### Problem details
Please reproduce exactly the lines between the line holding "Reproduce this chart with matplotlib." and the line holding "return cx +", inclusive, leaving out any pictures.

━━━━━ Exercise materials ━━━━━

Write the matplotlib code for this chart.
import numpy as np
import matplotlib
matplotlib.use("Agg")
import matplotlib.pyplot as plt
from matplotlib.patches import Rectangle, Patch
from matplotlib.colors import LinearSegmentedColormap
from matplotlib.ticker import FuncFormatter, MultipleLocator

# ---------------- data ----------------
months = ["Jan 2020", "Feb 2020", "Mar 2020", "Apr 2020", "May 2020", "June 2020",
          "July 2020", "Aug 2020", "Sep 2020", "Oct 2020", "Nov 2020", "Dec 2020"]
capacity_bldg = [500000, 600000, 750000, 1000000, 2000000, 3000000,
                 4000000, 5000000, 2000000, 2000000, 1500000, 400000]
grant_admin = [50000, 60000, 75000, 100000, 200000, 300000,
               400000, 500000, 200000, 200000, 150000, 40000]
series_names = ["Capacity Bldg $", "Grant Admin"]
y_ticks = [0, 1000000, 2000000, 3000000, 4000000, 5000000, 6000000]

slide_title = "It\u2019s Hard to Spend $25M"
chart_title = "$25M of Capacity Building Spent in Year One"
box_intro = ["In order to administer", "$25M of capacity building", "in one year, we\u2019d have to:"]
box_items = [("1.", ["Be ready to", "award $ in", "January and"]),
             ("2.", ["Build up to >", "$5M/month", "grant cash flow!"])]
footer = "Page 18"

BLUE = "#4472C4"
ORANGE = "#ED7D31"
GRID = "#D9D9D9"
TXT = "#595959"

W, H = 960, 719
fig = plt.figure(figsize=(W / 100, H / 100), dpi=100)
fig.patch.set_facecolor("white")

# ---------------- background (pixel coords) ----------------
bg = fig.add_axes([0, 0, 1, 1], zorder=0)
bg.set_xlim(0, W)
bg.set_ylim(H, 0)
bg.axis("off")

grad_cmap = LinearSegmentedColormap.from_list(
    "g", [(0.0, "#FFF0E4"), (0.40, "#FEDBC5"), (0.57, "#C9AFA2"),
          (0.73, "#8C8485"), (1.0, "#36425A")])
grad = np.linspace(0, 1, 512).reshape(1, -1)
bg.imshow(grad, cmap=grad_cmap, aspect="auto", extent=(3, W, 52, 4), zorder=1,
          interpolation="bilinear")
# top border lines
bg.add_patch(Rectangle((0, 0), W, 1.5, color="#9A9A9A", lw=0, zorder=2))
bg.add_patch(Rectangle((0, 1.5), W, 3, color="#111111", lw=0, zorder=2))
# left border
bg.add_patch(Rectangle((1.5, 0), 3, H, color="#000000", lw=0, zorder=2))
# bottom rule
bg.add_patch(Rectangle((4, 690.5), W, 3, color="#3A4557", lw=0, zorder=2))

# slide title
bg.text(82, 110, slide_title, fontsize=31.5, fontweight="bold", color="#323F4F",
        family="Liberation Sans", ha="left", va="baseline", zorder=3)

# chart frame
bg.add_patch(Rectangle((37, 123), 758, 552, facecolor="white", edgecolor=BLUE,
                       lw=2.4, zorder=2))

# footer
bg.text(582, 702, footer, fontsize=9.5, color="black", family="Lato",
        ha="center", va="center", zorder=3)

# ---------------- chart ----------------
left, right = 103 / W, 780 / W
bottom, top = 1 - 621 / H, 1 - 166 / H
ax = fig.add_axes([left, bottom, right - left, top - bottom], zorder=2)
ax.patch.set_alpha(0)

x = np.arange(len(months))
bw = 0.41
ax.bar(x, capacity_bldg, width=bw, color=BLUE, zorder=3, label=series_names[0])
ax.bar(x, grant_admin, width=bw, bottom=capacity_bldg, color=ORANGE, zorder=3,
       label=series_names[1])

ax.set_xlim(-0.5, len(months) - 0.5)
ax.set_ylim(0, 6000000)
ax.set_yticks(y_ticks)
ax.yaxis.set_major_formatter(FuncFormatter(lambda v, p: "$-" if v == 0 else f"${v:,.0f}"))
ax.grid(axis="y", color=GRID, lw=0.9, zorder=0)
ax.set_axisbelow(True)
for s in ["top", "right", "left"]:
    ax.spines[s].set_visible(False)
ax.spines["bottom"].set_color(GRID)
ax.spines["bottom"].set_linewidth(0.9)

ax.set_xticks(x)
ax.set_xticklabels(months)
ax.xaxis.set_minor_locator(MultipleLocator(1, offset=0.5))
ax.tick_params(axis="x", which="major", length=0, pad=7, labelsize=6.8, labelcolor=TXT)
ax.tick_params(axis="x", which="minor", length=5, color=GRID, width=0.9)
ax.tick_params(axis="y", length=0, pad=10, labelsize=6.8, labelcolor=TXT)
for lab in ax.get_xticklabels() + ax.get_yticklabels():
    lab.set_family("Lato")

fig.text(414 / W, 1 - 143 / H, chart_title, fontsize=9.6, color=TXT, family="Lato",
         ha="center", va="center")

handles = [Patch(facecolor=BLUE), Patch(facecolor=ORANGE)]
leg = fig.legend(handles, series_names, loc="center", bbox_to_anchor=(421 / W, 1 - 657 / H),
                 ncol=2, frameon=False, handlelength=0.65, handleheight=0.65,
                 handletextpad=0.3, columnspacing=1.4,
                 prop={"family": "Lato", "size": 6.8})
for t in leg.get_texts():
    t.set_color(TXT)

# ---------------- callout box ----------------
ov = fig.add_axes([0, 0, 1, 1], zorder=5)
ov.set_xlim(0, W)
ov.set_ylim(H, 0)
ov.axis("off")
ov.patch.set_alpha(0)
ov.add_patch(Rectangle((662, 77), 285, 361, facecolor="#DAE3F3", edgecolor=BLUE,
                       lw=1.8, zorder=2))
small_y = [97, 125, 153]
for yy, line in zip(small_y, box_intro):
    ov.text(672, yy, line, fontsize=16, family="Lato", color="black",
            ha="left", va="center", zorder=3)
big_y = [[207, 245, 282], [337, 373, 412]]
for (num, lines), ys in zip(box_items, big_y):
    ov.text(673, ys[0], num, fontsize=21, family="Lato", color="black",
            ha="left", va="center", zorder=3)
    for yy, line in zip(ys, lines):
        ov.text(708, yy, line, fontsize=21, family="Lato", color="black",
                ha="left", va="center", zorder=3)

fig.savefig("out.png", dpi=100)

━━━━━
━━━━━ Exercise materials ━━━━━

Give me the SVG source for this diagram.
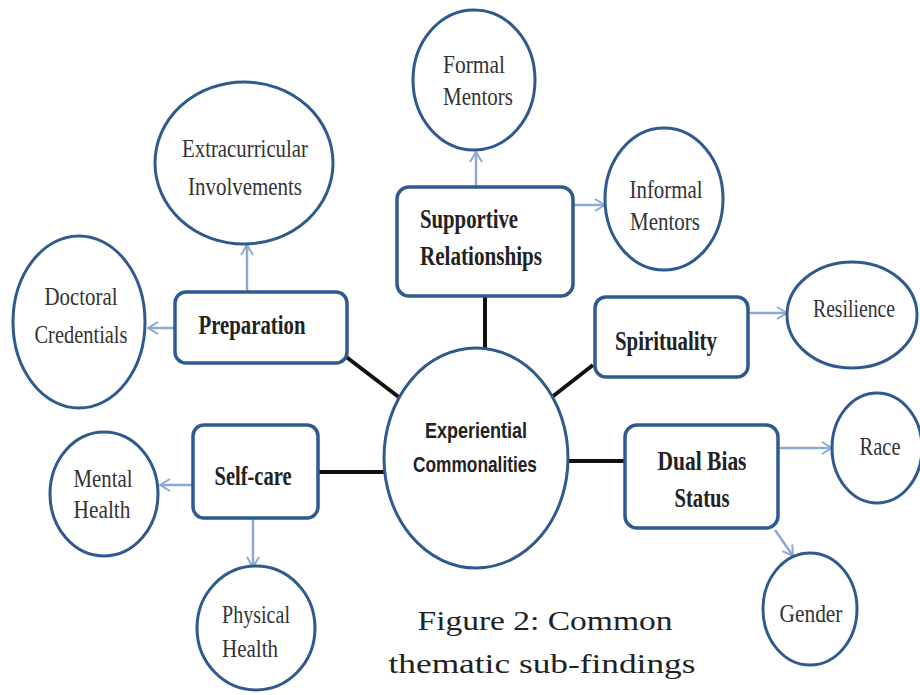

━━━━━
━━━━━ Exercise materials ━━━━━

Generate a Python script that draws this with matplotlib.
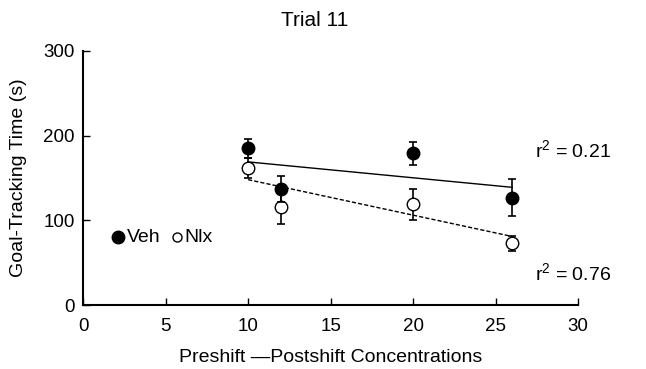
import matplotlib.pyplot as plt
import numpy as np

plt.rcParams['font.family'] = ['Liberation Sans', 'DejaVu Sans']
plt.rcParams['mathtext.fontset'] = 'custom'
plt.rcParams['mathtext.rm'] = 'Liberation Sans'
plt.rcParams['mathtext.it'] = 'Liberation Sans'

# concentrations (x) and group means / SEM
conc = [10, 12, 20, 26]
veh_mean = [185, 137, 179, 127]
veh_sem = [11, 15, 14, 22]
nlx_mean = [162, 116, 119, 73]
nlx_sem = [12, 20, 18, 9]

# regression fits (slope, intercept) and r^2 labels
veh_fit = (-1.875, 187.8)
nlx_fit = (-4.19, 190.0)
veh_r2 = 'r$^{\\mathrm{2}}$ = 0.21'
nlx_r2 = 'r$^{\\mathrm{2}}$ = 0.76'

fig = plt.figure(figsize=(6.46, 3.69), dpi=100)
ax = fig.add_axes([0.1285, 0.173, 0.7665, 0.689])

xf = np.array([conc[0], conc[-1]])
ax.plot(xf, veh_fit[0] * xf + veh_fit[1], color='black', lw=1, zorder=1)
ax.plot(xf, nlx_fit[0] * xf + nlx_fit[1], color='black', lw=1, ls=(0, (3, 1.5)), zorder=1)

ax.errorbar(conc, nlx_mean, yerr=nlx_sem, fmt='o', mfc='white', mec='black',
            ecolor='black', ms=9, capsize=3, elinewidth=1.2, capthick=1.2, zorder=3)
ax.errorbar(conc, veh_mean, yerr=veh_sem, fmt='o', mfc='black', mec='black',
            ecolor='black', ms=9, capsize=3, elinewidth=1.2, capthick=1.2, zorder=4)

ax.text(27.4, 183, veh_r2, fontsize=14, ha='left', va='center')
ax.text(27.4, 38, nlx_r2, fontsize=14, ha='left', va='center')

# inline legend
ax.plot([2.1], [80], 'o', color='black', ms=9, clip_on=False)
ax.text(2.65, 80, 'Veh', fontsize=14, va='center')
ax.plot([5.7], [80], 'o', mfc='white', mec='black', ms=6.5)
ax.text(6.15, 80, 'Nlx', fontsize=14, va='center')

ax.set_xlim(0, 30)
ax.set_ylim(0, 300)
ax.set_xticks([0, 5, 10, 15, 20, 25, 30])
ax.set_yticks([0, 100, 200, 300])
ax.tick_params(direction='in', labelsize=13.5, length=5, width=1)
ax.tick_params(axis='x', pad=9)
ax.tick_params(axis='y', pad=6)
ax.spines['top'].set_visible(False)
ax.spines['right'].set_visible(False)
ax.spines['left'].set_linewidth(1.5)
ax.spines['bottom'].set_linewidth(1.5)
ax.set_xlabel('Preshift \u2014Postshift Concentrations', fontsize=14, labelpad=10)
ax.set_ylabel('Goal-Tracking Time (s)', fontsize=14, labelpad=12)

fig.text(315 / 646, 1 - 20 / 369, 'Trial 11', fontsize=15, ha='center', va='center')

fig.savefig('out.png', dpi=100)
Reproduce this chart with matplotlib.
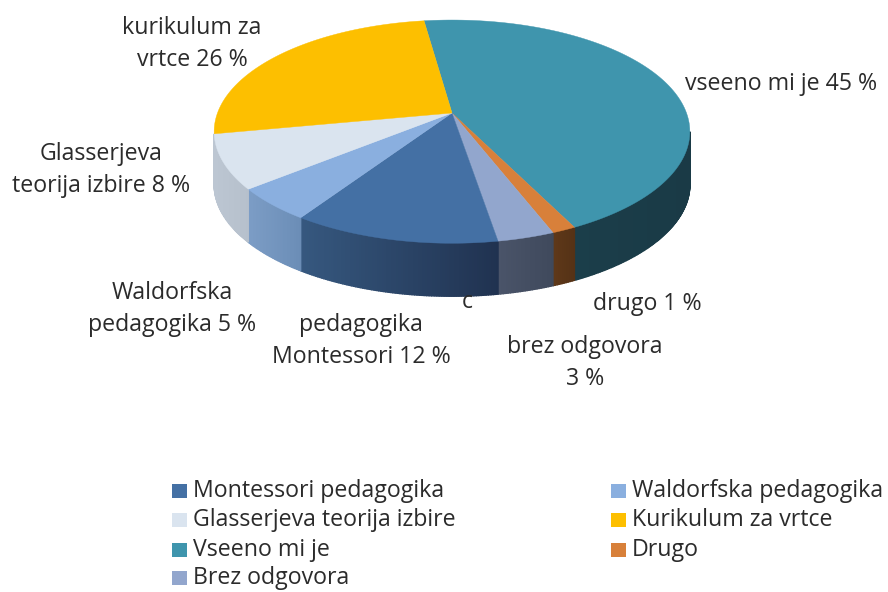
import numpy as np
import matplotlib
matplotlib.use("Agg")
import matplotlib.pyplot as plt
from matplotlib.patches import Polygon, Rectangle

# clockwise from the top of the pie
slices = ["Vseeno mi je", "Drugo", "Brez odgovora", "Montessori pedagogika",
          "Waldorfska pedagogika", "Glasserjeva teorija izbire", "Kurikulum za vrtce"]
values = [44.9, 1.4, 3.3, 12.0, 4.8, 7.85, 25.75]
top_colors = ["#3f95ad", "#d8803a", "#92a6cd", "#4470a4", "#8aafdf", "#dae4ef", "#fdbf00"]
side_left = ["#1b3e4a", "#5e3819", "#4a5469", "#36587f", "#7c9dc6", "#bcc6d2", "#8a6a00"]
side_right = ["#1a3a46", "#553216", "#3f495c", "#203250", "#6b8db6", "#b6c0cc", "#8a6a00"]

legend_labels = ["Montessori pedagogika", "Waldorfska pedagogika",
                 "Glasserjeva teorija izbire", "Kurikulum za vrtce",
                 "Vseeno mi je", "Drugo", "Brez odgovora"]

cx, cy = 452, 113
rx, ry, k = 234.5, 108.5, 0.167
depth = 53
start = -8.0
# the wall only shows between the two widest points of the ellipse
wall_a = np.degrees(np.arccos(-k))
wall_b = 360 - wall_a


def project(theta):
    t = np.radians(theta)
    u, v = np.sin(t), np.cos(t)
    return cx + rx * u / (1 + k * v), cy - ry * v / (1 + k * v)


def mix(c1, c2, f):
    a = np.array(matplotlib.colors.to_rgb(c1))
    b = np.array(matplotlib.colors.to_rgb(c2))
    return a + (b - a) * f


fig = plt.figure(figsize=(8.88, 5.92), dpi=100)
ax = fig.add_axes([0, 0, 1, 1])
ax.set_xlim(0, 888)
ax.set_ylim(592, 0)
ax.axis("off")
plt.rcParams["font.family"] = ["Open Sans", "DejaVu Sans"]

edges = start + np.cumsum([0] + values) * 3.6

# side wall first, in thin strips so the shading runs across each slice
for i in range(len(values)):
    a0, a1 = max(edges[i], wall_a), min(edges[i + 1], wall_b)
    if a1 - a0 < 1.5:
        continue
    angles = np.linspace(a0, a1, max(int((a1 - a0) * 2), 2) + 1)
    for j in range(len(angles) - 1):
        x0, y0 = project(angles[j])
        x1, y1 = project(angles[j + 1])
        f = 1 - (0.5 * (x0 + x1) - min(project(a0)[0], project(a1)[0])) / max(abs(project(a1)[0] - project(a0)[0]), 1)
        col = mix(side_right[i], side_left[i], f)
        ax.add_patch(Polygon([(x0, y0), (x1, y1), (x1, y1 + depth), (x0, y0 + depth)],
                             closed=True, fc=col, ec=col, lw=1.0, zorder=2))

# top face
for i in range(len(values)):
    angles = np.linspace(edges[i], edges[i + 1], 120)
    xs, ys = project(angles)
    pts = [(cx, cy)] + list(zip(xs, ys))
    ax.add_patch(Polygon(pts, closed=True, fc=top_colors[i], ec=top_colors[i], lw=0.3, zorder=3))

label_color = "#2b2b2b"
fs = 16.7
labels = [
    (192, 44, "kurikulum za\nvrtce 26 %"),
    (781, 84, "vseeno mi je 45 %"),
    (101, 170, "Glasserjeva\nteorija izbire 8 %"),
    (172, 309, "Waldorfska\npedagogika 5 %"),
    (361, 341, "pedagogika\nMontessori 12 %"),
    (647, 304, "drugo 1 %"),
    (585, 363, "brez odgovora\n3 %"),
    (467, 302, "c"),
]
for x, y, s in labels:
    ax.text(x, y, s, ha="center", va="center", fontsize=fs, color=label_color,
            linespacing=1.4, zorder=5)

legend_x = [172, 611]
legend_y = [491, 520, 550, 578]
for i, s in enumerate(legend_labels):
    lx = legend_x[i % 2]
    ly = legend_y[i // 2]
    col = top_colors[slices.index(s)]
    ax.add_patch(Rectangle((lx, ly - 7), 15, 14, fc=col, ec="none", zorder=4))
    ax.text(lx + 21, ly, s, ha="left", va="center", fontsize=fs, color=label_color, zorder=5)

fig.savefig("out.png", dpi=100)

━━━━━

### Correct answer
Reproduce this chart with matplotlib.
import numpy as np
import matplotlib
matplotlib.use("Agg")
import matplotlib.pyplot as plt
from matplotlib.patches import Polygon, Rectangle

# clockwise from the top of the pie
slices = ["Vseeno mi je", "Drugo", "Brez odgovora", "Montessori pedagogika",
          "Waldorfska pedagogika", "Glasserjeva teorija izbire", "Kurikulum za vrtce"]
values = [44.9, 1.4, 3.3, 12.0, 4.8, 7.85, 25.75]
top_colors = ["#3f95ad", "#d8803a", "#92a6cd", "#4470a4", "#8aafdf", "#dae4ef", "#fdbf00"]
side_left = ["#1b3e4a", "#5e3819", "#4a5469", "#36587f", "#7c9dc6", "#bcc6d2", "#8a6a00"]
side_right = ["#1a3a46", "#553216", "#3f495c", "#203250", "#6b8db6", "#b6c0cc", "#8a6a00"]

legend_labels = ["Montessori pedagogika", "Waldorfska pedagogika",
                 "Glasserjeva teorija izbire", "Kurikulum za vrtce",
                 "Vseeno mi je", "Drugo", "Brez odgovora"]

cx, cy = 452, 113
rx, ry, k = 234.5, 108.5, 0.167
depth = 53
start = -8.0
# the wall only shows between the two widest points of the ellipse
wall_a = np.degrees(np.arccos(-k))
wall_b = 360 - wall_a


def project(theta):
    t = np.radians(theta)
    u, v = np.sin(t), np.cos(t)
    return cx + rx * u / (1 + k * v), cy - ry * v / (1 + k * v)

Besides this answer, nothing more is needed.